What is the derivative of $Tr(G\circ D.(G\circ D)^T)$ wrt. $F$ ? $st. Tr$ is the trace, and $\circ$ is the Hadamard Product.
The solution I found, using the matrix cookbook formulas, is :
$\frac{\partial}{\partial F} Tr(G\circ D.(G\circ D)^T) = 2(G\cdot F\circ G – G\cdot X\circ G)$
But I'm not sure about it.
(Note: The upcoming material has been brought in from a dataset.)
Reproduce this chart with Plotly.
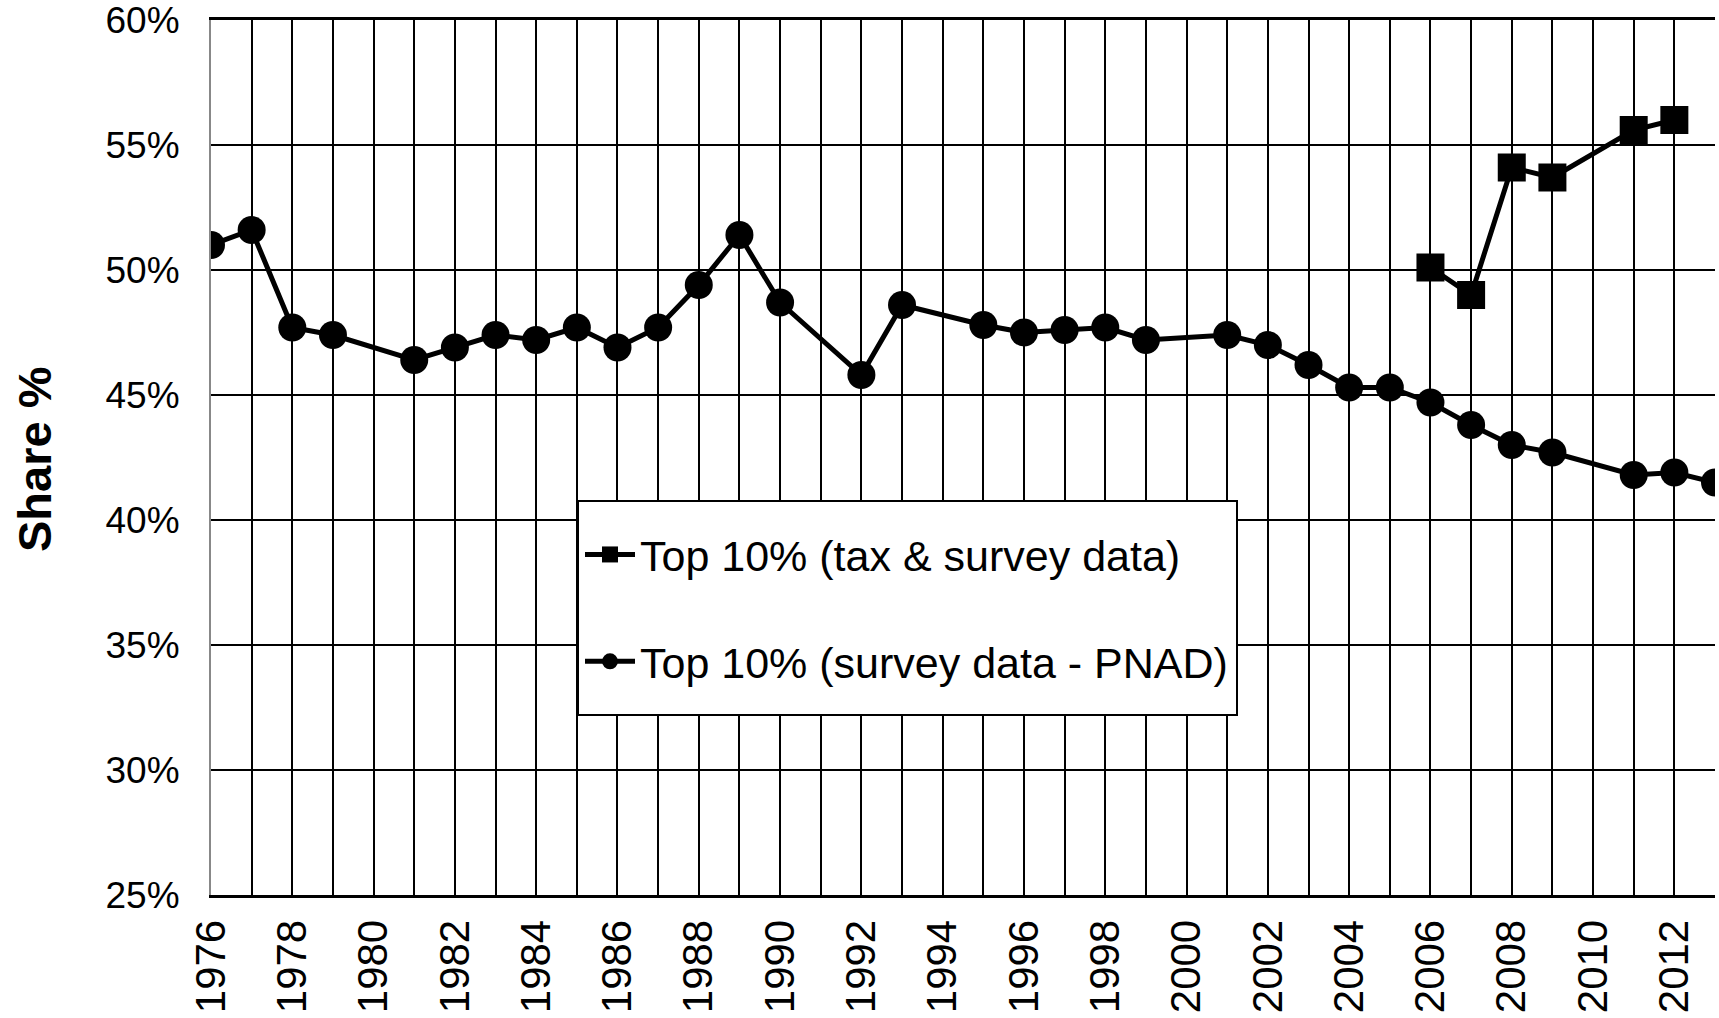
import plotly.graph_objects as go

# PNAD survey series
pnad_years = [1976, 1977, 1978, 1979, 1981, 1982, 1983, 1984, 1985, 1986, 1987, 1988, 1989, 1990,
              1992, 1993, 1995, 1996, 1997, 1998, 1999, 2001, 2002, 2003, 2004, 2005, 2006, 2007,
              2008, 2009, 2011, 2012, 2013]
pnad_share = [51.0, 51.6, 47.7, 47.4, 46.4, 46.9, 47.4, 47.2, 47.7, 46.9, 47.7, 49.4, 51.4, 48.7,
              45.8, 48.6, 47.8, 47.5, 47.6, 47.7, 47.2, 47.4, 47.0, 46.2, 45.3, 45.3, 44.7, 43.8,
              43.0, 42.7, 41.8, 41.9, 41.5]

# Tax & survey series
tax_years = [2006, 2007, 2008, 2009, 2011, 2012]
tax_share = [50.1, 49.0, 54.1, 53.7, 55.6, 56.0]

x_tick_vals = list(range(1976, 2014))
x_tick_text = [str(y) if (y % 2 == 0 and y <= 2012) else "" for y in x_tick_vals]
y_tick_vals = [25, 30, 35, 40, 45, 50, 55, 60]
y_tick_text = ["25%", "30%", "35%", "40%", "45%", "50%", "55%", "60%"]

L, R, T, B = 211, 4, 20, 123
W, H = 1719, 1018
pw, ph = W - L - R, H - T - B


def px_x(v):
    return (v - L) / pw


def px_y(v):
    return (H - B - v) / ph


fig = go.Figure()
fig.add_trace(go.Scatter(
    x=tax_years, y=tax_share, mode="lines+markers",
    name="Top 10% (tax & survey data)", legendgroup="a",
    line=dict(color="black", width=5),
    marker=dict(symbol="square", size=28, color="black"),
))
fig.add_trace(go.Scatter(
    x=pnad_years, y=pnad_share, mode="lines+markers",
    name="Top 10% (survey data - PNAD)", legendgroup="b",
    line=dict(color="black", width=5),
    marker=dict(symbol="circle", size=28, color="black"),
))

fig.update_layout(
    width=W, height=H,
    margin=dict(l=L, r=R, t=T, b=B, autoexpand=False),
    paper_bgcolor="white", plot_bgcolor="white",
    font=dict(family="Liberation Sans, Arial, sans-serif", color="black"),
    showlegend=True,
    legend=dict(
        x=px_x(580), y=px_y(520), xanchor="left", yanchor="top",
        bgcolor="rgba(0,0,0,0)", borderwidth=0,
        font=dict(size=43, color="black"),
        traceorder="grouped", tracegroupgap=48, itemwidth=50,
    ),
    shapes=[dict(
        type="rect", xref="paper", yref="paper",
        x0=px_x(578), x1=px_x(1237), y0=px_y(715), y1=px_y(501),
        line=dict(color="black", width=2), fillcolor="white", layer="above",
    )],
    annotations=[dict(
        text="<b>Share %</b>", xref="paper", yref="paper",
        x=px_x(34), y=px_y(460), xanchor="center", yanchor="middle",
        textangle=-90, showarrow=False, font=dict(size=47, color="black"),
    )],
)
fig.update_xaxes(
    range=[1976, 2013], tickmode="array", tickvals=x_tick_vals, ticktext=x_tick_text,
    tickangle=-90, tickfont=dict(size=42), showgrid=True, gridcolor="black", gridwidth=2,
    showline=True, linecolor="black", linewidth=3, mirror=True, ticks="", zeroline=False,
    automargin=False, ticklabelstandoff=5, ticklabeloverflow="allow",
)
fig.update_yaxes(
    range=[25, 60], tickmode="array", tickvals=y_tick_vals, ticktext=y_tick_text,
    tickfont=dict(size=37), showgrid=True, gridcolor="black", gridwidth=2,
    showline=True, linecolor="#888888", linewidth=2, ticks="", zeroline=False,
    automargin=False, ticklabelstandoff=22, ticklabeloverflow="allow",
)

fig.write_html(
    "out.html",
    config={"displayModeBar": False},
    post_script="document.body.style.margin='0';document.body.style.overflow='hidden';",
)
In case my solution is wrong, can you please provide a step by step explanation?
Thanks
Best Answer
In the answer from Greg, you can simplify things since $\mathbf{G} \circ \mathbf{G}=\mathbf{G}$.
The gradient vanishes when \begin{equation} \mathbf{F} = \frac{\mathbf{X} \mathbf{G}^T}{\mathbf{J}_X \mathbf{G}^T} \end{equation} (elementwise division). which will be the natural way to compute a centroid given the appartenance of each example to a cluster contained in the binary matrix $\mathbf{G}$.